- [Data shown]:
☆ ☆ ☆ ☆ ☆ ☆ ☆

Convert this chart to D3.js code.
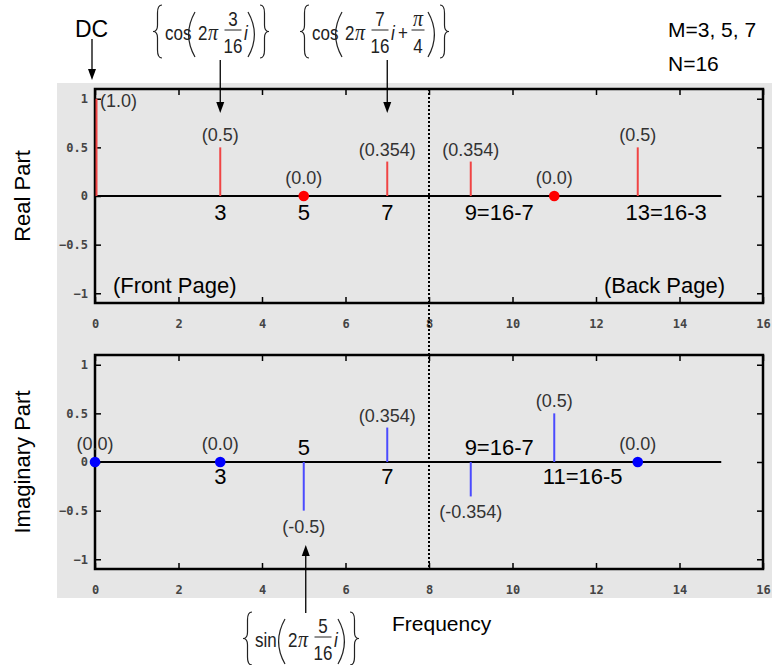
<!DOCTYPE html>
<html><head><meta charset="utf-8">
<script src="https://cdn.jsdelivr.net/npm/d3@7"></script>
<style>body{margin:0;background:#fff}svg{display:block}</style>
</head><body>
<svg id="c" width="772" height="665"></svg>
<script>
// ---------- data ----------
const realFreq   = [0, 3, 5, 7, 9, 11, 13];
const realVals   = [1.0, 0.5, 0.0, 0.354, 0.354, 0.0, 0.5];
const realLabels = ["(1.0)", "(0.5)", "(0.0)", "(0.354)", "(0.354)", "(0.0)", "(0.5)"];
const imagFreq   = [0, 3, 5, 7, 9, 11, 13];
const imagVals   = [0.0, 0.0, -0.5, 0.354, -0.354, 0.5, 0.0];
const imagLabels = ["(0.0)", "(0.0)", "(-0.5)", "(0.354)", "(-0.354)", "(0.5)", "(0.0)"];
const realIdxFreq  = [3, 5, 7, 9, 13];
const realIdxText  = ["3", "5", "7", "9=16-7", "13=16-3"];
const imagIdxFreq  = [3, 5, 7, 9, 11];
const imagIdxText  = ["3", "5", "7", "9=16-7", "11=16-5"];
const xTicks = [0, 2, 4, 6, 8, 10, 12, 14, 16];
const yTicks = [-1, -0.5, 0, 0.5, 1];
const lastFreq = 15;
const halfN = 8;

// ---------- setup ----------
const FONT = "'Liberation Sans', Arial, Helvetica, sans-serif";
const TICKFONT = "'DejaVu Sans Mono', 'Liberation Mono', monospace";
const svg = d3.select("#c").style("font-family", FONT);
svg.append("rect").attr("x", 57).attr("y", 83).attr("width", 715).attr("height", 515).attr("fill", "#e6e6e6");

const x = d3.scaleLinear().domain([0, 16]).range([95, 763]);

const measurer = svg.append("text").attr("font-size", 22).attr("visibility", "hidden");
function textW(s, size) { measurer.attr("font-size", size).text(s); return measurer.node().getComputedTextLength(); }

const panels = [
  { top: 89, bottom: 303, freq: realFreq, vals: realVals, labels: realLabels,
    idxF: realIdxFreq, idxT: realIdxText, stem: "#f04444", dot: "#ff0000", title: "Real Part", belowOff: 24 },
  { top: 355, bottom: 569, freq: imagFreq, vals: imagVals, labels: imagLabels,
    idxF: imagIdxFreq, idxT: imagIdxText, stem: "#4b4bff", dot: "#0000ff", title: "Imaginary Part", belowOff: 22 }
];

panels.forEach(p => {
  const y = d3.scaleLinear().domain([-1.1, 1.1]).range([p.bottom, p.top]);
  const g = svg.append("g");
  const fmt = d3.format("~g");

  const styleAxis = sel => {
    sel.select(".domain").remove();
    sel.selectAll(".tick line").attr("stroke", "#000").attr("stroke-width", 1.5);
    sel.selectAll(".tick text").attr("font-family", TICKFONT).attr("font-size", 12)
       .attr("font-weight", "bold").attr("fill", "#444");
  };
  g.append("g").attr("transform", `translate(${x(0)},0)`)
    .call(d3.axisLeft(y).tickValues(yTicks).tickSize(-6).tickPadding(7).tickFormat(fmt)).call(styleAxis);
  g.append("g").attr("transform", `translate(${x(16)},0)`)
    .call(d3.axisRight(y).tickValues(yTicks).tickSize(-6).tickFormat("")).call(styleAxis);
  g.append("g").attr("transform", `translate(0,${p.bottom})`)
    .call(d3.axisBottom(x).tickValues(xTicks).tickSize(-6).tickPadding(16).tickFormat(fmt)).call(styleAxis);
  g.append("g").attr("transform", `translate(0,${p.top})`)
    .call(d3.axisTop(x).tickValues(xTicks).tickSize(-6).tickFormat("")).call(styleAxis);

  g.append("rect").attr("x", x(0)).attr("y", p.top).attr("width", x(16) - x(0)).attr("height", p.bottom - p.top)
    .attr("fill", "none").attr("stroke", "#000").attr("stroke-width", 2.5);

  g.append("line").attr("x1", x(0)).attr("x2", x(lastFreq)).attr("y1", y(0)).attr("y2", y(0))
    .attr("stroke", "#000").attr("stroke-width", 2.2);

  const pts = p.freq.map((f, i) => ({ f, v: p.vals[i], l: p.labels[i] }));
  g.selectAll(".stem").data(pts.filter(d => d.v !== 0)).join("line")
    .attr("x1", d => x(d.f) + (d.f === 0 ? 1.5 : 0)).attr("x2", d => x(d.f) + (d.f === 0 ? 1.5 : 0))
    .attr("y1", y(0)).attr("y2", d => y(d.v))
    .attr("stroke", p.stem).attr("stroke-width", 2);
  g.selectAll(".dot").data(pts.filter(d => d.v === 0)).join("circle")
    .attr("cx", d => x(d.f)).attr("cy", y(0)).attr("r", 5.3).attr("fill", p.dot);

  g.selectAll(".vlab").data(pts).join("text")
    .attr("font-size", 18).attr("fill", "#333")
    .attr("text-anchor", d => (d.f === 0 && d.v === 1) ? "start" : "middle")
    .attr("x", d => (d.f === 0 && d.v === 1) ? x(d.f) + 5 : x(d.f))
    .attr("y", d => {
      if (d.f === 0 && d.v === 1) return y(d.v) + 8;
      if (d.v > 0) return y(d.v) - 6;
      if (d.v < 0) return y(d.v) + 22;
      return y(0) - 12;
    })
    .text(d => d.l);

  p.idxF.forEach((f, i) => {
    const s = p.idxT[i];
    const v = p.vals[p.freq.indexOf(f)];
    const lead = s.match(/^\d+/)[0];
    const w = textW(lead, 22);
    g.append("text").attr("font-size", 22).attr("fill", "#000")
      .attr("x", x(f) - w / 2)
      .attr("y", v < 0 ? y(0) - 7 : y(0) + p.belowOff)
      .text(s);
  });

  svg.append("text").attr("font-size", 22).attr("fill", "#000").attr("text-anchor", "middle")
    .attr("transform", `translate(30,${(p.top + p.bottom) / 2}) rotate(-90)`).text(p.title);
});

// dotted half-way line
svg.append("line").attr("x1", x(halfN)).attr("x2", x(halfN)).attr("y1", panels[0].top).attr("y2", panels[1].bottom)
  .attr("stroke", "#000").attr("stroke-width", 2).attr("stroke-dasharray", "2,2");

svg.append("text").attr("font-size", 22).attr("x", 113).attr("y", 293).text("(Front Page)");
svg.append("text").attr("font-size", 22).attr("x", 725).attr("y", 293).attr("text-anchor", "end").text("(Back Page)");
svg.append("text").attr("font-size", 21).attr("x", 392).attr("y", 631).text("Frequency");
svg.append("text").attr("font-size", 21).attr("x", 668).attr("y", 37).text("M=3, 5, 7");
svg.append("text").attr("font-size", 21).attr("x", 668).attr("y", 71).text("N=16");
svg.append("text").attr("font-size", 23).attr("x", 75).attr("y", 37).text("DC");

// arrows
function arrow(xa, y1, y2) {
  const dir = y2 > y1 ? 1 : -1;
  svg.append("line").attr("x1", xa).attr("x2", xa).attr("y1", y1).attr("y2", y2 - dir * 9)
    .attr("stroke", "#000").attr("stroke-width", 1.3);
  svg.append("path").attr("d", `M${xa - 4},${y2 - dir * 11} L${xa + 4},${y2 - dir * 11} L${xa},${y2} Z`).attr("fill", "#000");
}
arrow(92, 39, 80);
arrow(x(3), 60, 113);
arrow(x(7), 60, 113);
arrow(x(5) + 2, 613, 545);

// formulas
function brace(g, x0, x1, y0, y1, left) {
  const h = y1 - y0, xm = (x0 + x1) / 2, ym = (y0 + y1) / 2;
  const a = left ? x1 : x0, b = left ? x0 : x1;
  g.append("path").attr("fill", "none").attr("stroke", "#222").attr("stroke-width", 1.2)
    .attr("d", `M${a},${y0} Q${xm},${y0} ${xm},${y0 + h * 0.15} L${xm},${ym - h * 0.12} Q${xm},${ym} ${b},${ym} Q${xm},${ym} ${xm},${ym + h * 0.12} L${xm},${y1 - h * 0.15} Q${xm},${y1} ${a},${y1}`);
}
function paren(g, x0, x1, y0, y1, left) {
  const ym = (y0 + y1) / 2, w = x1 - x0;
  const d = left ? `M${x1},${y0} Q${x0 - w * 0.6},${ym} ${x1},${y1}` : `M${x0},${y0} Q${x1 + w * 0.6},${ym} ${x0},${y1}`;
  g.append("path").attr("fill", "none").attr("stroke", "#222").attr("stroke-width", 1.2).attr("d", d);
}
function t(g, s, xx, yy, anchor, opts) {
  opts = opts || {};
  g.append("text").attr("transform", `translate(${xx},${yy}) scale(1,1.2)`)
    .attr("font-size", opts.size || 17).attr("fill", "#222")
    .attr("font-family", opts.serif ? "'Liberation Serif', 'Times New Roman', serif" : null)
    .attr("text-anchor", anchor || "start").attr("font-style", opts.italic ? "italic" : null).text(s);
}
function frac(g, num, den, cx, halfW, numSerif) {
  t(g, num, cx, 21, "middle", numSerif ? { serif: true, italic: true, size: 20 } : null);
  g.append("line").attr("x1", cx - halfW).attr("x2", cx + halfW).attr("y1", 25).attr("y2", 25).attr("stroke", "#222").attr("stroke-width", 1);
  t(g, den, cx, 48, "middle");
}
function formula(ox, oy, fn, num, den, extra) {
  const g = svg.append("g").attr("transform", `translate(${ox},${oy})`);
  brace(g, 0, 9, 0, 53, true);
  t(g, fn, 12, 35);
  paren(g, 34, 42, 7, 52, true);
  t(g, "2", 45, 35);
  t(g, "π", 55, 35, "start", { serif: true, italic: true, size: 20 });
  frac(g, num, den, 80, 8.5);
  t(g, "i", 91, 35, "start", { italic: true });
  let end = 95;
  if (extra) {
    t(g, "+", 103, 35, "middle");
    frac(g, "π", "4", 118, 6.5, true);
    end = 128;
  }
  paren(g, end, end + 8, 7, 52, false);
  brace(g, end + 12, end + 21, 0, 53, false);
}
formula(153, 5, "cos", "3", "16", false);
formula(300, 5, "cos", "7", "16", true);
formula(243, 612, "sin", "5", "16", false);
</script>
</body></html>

☆ ☆ ☆ ☆ ☆ ☆ ☆

- [Directions]:
Each line from the top of the material through the line containing "const halfN = 8;" should be reproduced exactly; please drop any images.

- [Task result]:
Convert this chart to D3.js code.
<!DOCTYPE html>
<html><head><meta charset="utf-8">
<script src="https://cdn.jsdelivr.net/npm/d3@7"></script>
<style>body{margin:0;background:#fff}svg{display:block}</style>
</head><body>
<svg id="c" width="772" height="665"></svg>
<script>
// ---------- data ----------
const realFreq   = [0, 3, 5, 7, 9, 11, 13];
const realVals   = [1.0, 0.5, 0.0, 0.354, 0.354, 0.0, 0.5];
const realLabels = ["(1.0)", "(0.5)", "(0.0)", "(0.354)", "(0.354)", "(0.0)", "(0.5)"];
const imagFreq   = [0, 3, 5, 7, 9, 11, 13];
const imagVals   = [0.0, 0.0, -0.5, 0.354, -0.354, 0.5, 0.0];
const imagLabels = ["(0.0)", "(0.0)", "(-0.5)", "(0.354)", "(-0.354)", "(0.5)", "(0.0)"];
const realIdxFreq  = [3, 5, 7, 9, 13];
const realIdxText  = ["3", "5", "7", "9=16-7", "13=16-3"];
const imagIdxFreq  = [3, 5, 7, 9, 11];
const imagIdxText  = ["3", "5", "7", "9=16-7", "11=16-5"];
const xTicks = [0, 2, 4, 6, 8, 10, 12, 14, 16];
const yTicks = [-1, -0.5, 0, 0.5, 1];
const lastFreq = 15;
const halfN = 8;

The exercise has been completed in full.